My key has three components: num, type, name
The 'type' is only of two kinds A and B while num can have more values e.g. 0,1,2..,30
I have to fetch data with respect to num and type i.e. fetch all rows which have keys with the specified num and type.
I can either store data in the form:
1. num|type|name
or
2. type|num|name
Considering how HBase scans through data if I use partial key scanning, which is the best strategy to store data?
This is how I will set my partial key scanning: For 1.
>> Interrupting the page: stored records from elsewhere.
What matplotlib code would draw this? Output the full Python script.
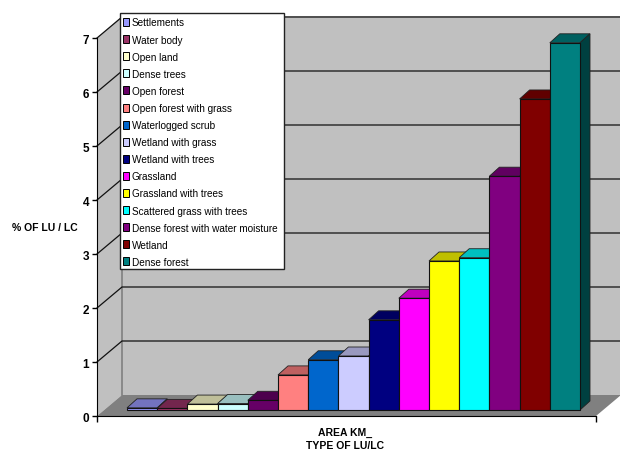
import numpy as np
import matplotlib
matplotlib.use("Agg")
import matplotlib.pyplot as plt
from matplotlib.colors import to_rgb
from matplotlib.patches import Polygon, Patch, Rectangle

plt.rcParams['font.family'] = ['Liberation Sans', 'DejaVu Sans']

categories = ["Settlements", "Water body", "Open land", "Dense trees", "Open forest",
              "Open forest with grass", "Waterlogged scrub", "Wetland with grass",
              "Wetland with trees", "Grassland", "Grassland with trees",
              "Scattered grass with trees", "Dense forest with water moisture",
              "Wetland", "Dense forest"]
values = [0.04, 0.03, 0.11, 0.12, 0.18, 0.65, 0.93, 1.0, 1.67, 2.07, 2.76, 2.82, 4.33, 5.76, 6.80]
colors = ["#9999FF", "#993366", "#FFFFCC", "#CCFFFF", "#660066", "#FF8080", "#0066CC", "#CCCCFF",
          "#000080", "#FF00FF", "#FFFF00", "#00FFFF", "#800080", "#800000", "#008080"]
yticks = [0, 1, 2, 3, 4, 5, 6, 7]

W, H = 620, 452
fig = plt.figure(figsize=(W/100, H/100), dpi=100)
# axes box = front plane of the chart, in pixels of the picture
ax = fig.add_axes([97/W, 1-417/H, (596-97)/W, (417-39)/H])
ax.patch.set_visible(False)

bar_w = 30.2            # px per category
px_y = 54.0             # px per unit
x0 = (97 - 142.1)/bar_w
x1 = (596 - 142.1)/bar_w
ax.set_xlim(x0, x1)
ax.set_ylim(0, 7)

# depth of the box and of the bars, in data units
box_dx, box_dy = 25/bar_w, 21/px_y
bar_dx, bar_dy = 10/bar_w, 9/px_y
base = 6/px_y

wall_r = x1 + box_dx
top = 7 + 22/px_y
kw = dict(clip_on=False, ec="none")
ax.add_patch(Polygon([(x0, 0), (x0+box_dx, box_dy), (x0+box_dx, top), (x0, 7)], fc="#C0C0C0", zorder=1, **kw))
ax.add_patch(Polygon([(x0+box_dx, box_dy), (wall_r, box_dy), (wall_r, top), (x0+box_dx, top)], fc="#C0C0C0", zorder=1, **kw))
ax.add_patch(Polygon([(x0, 0), (x1, 0), (wall_r, box_dy), (x0+box_dx, box_dy)], fc="#808080", zorder=1, **kw))
ax.plot([x0+box_dx]*2, [box_dy, top], color="#808080", lw=1.2, zorder=2, clip_on=False)

for v in yticks[1:]:
    ax.plot([x0, x0+box_dx, wall_r], [v, v+box_dy, v+box_dy], color="#111111", lw=0.9, zorder=2, clip_on=False)

for i, (val, col) in enumerate(zip(values, colors)):
    rgb = np.array(to_rgb(col))
    z = 3 + i*0.01
    ax.bar(i, val, 1.0, bottom=base, color=col, edgecolor="#111111", lw=0.8, zorder=z+0.005, clip_on=False)
    l, r, t = i-0.5, i+0.5, base+val
    ax.add_patch(Polygon([(l, t), (r, t), (r+bar_dx, t+bar_dy), (l+bar_dx, t+bar_dy)], fc=rgb*0.75,
                         ec="#222222", lw=0.6, zorder=z, clip_on=False))
    ax.add_patch(Polygon([(r, base), (r+bar_dx, base+bar_dy), (r+bar_dx, t+bar_dy), (r, t)], fc=rgb*0.5,
                         ec="#222222", lw=0.6, zorder=z, clip_on=False))

ax.spines[['top', 'right']].set_visible(False)
ax.spines['left'].set_zorder(5)
ax.spines['bottom'].set_zorder(5)
ax.set_yticks(yticks)
ax.set_xticks([x0, x1])
ax.set_xticklabels([])
ax.tick_params(axis='y', length=3.6, width=1, labelsize=8.5, pad=2)
ax.tick_params(axis='x', length=4.5, width=1)
for lab in ax.get_yticklabels():
    lab.set_fontweight('bold')

# legend frame drawn separately so the row inset can differ from the side inset
ax.add_patch(Rectangle((120/W, 1-270/H), 164/W, 256/H, transform=fig.transFigure, fc="white",
                       ec="#222222", lw=1, zorder=9, clip_on=False))
handles = [Patch(fc=c, ec="black", lw=0.7) for c in colors]
leg = ax.legend(handles, categories, loc='upper left', bbox_to_anchor=(122.5/W, 1-18.5/H),
                bbox_transform=fig.transFigure, fontsize=7.2, frameon=False, borderaxespad=0,
                borderpad=0, labelspacing=0.71, handlelength=0.65, handleheight=0.85, handletextpad=0.25)
leg.set_zorder(10)

fig.text(45/W, 1-228/H, "% OF LU / LC", ha='center', va='center', fontsize=7.5, fontweight='bold')
fig.text(345/W, 1-433/H, "AREA KM_", ha='center', va='center', fontsize=7.5, fontweight='bold')
fig.text(345/W, 1-446.5/H, "TYPE OF LU/LC", ha='center', va='center', fontsize=7.5, fontweight='bold')

fig.savefig("out.png", dpi=100)
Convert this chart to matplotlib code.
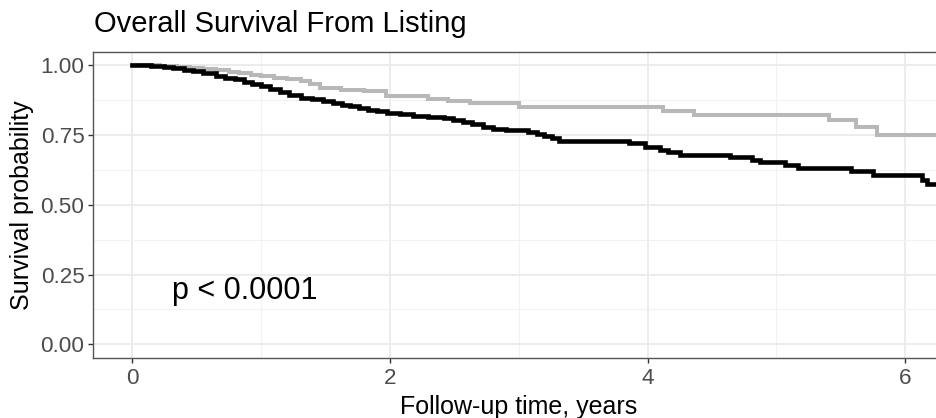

scan.setStartRow(Bytes.toBytes(num);
scan.setStopRow(Bytes.toBytes(num+1);
For 2.
scan.setStartRow(Bytes.toBytes(type + "|" + num);
scan.setStopRow(Bytes.toBytes(type + "|" + (num+1));
First I would recommend against using pipe as a delimiter - that is ASCII 124 and falls after all letters and numbers and sorting will not be what you expect (unless you left pad everything - but that makes for overly large keys). For HBase rowkey delimiters you want to use something that is lexicographically before all of your valid key characters to preserve correct sorting. Tab works well at ASCII 9.
Considering that type only has two valid values and assuming a random distribution I would go with num type
. This allows you to select just on num if you need to in the future. Selecting on just num with the reverse order, type num
, is two fetchs, once for type 'A' and again for type 'B'. Not the most efficient.
If you will rarely select on just number then it does make sense to go with type num
as that is the most selective on the row level, if inflexible.
Really you should try them both out and see what works best with your data.